How Wealthy Are You Quiz?

Answer “true” or “false” for each.

Questions About Actual Money:

  • You make enough money to pay all your expenses (10 points)
  • You make enough money to buy all the little things (lattes, new music, drinks out with friends) that make daily life decent. (5 points)
  • You make enough money to do whatever the hell you want, if you could only get the time off, which you can’t until you retire. (2 points)
  • You make enough money to do whatever the hell you want, and you have all the time in the world, and you totally earned it all yourself. (1,000,000 points)
  • You have a lot of money provided by your parents or someone you’re having sex with, and you have no self-respect. (0 points)
  • You work less than 20 hours per month to pay your rent or mortgage. (5 points)

Questions About Freedom:

  • Most days, no one tells you when to wake up in the morning. (1 point)
  • You can choose to work less for less money: You can take time off without “losing your job,” even if you don’t get paid for time off. (1 point)
  • You can choose to work more for more money: You have the ability to make more money than you make right now by working more or harder, beginning immediately. (1 point)
  • No one can make you do work you won’t get paid for (i.e., salaried employees being forced to stay late or come in on the weekends). (1 point)
  • You could take three months off to do something awesome without quitting your job. (1 point)
  • As long as you’re cool with not getting paid for not getting anything done, you can look at whatever you want on the Internet. (1 point)

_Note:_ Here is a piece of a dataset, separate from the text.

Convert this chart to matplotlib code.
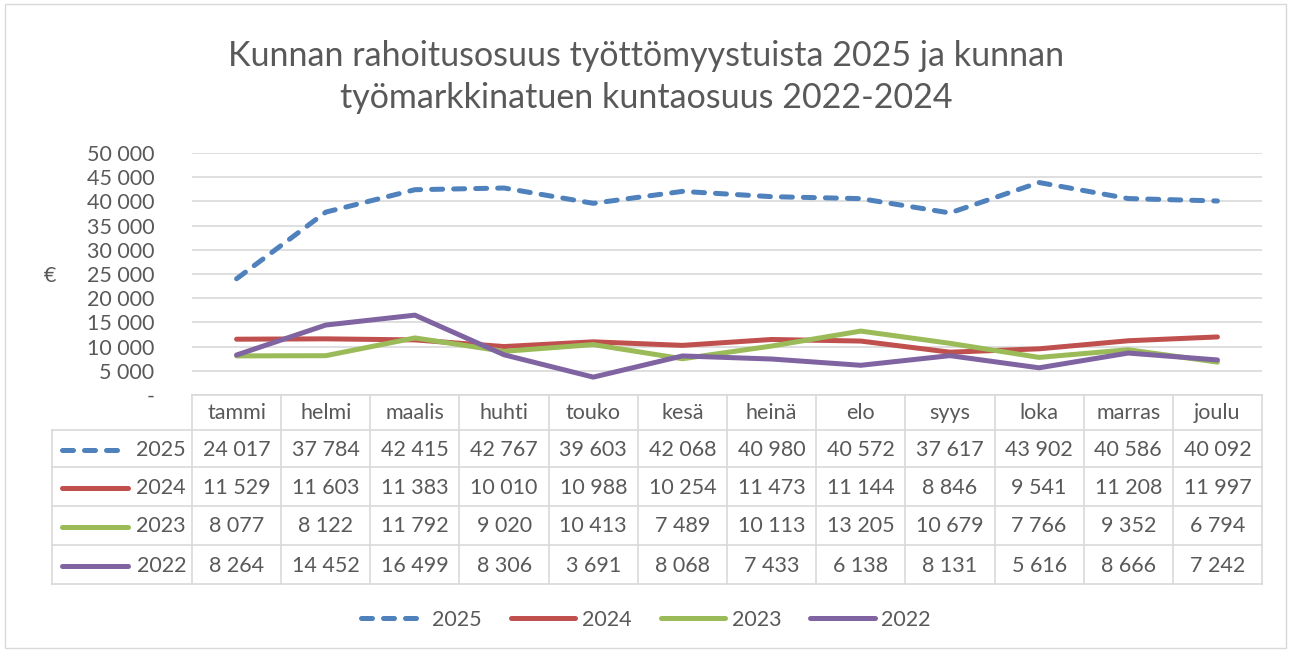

Questions About Health and Normal Human Needs:

  • You can use the bathroom, cook food or eat in a restaurant, watch porn, or take a nap whenever you want to. (1 point)
  • You can exercise whenever you want, including more than once per day, or whenever it would help you be productive. Similarly, you can work in your exercise clothes. (Exercise, by the way, directly improves executive function. The inability to punctuate your workday with exercise is literally making you less productive). (1 point)
  • You don’t commute. Or else, you do so during non-peak hours. Studies have shown that commuters suffer the same level of job-related stress as combat pilots and riot police, mostly due to lack of control over the situation. (1 point)

Questions About Cultural Capital:

  • Your family members are well-off enough that they could take you in if needed, thus allowing you to take bigger risks in life. (1 point)
  • You know people who could get you a job if you really needed one. (1 point)
  • You live in a country whose main language you speak and write well. (1 point)
  • You are attractive. (1 point)
  • You have access to public libraries, public transportation, and other services that don’t depend on your income. (1 point)
  • You live in a city that provides free arts events, free museums, and enjoyable public parks. (1 point)
  • You have access to health insurance and disability benefits that don’t depend on your employment situation or history (i.e., Europeans, Canadians). (5 points)
  • You are Swedish. (15 points)

As with any measure of wealth, including just counting up your actual dollars, there are many different definitions of wealthy, and of course the wealthy usually still want to be wealthier. And I’m certain I haven’t thought of everything that should be included in such a quiz. But, as this scale goes, I’d say 25 points or so is pretty wealthy.

Now, if someone could just give me the name of an editor at Seventeen and I could only get them to publish this quiz instead of “How to Tell If He Likes You!”, my work here would be done.